Corro, corro, e nada de prazeres, pelo contrário: a cada passo, sinto jorrar pelos meus poros esguichos de suor encharcando borbotões de neurônios que, revoltados e em desespero, fogem aos milhões do corpo (Peru? Hamster?) que age tão sem propósito.

Pois bem. Tudo isso para explicar que, na cidade dos outros ou na minha, prefiro deslocar-me no plano e no ritmo que a evolução imprimiu em nossos corpos: o do mínimo esforço. No dia da caça, corra como um faminto atrás do bisonte; nos demais, poupe as energias acumuladas.

Meu dia da caça é a feira dos sábados. Que fica na mesma cota geográfica (a mesma altura) de onde moro. Mas, abri uma agradável exceção no sábado retrasado, dia 8, na perigosamente inclinada Vila Madalena.

É um bairro de São Paulo cheio de prós e contras –entre estes, suas íngremes ladeiras. Um carro as vence sem esforço, mas nele esvai-se meu prazer das caminhadas, que inclui a mansa observação do entorno.

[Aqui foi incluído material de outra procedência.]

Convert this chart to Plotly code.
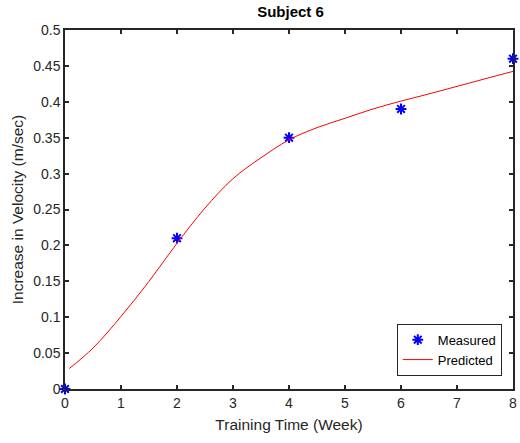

Fui a uma exposição coletiva na Galeria Millan, um apelo irresistível. O galerista é um conhecido de infância, uma das artistas é a querida avó da minha filha, Helena Carvalhosa, o curador, um companheiro de juventude, o guru Rodrigo Naves, e entre as obras, artistas por quem nutro grande admiração, como Paulo Pasta e Laura Vinci.

Pois saindo de lá, despenquei pelas ladeiras (subir de volta foi outra coisa). Em busca de energia, rumei para o Martim Fierro, saudoso do seu churrasco (fracasso: havia 50 minutos de espera).

Mudando de continente, aportei então no vietnamita Miss Saigon, mais por sua maravilhosa história (um casal de refugiados resgatado em alto-mar por um navio da Petrobras) que pelo tempero, brando (mas diverti-me invadindo a mesa de um casal de amigas que ali avistei).

E ainda parei na portinha do irresistível pão de queijo Dona Zelda, para comer com o cafezim mineiro de lá.

Vencidas com bravura as assustadoras colinas, ainda fui recuperando as calorias que se escoavam pelo caminho; e, sendo um passeio com destinos, não houve fuga aparente de neurônios. O passeio até ficou no lucro.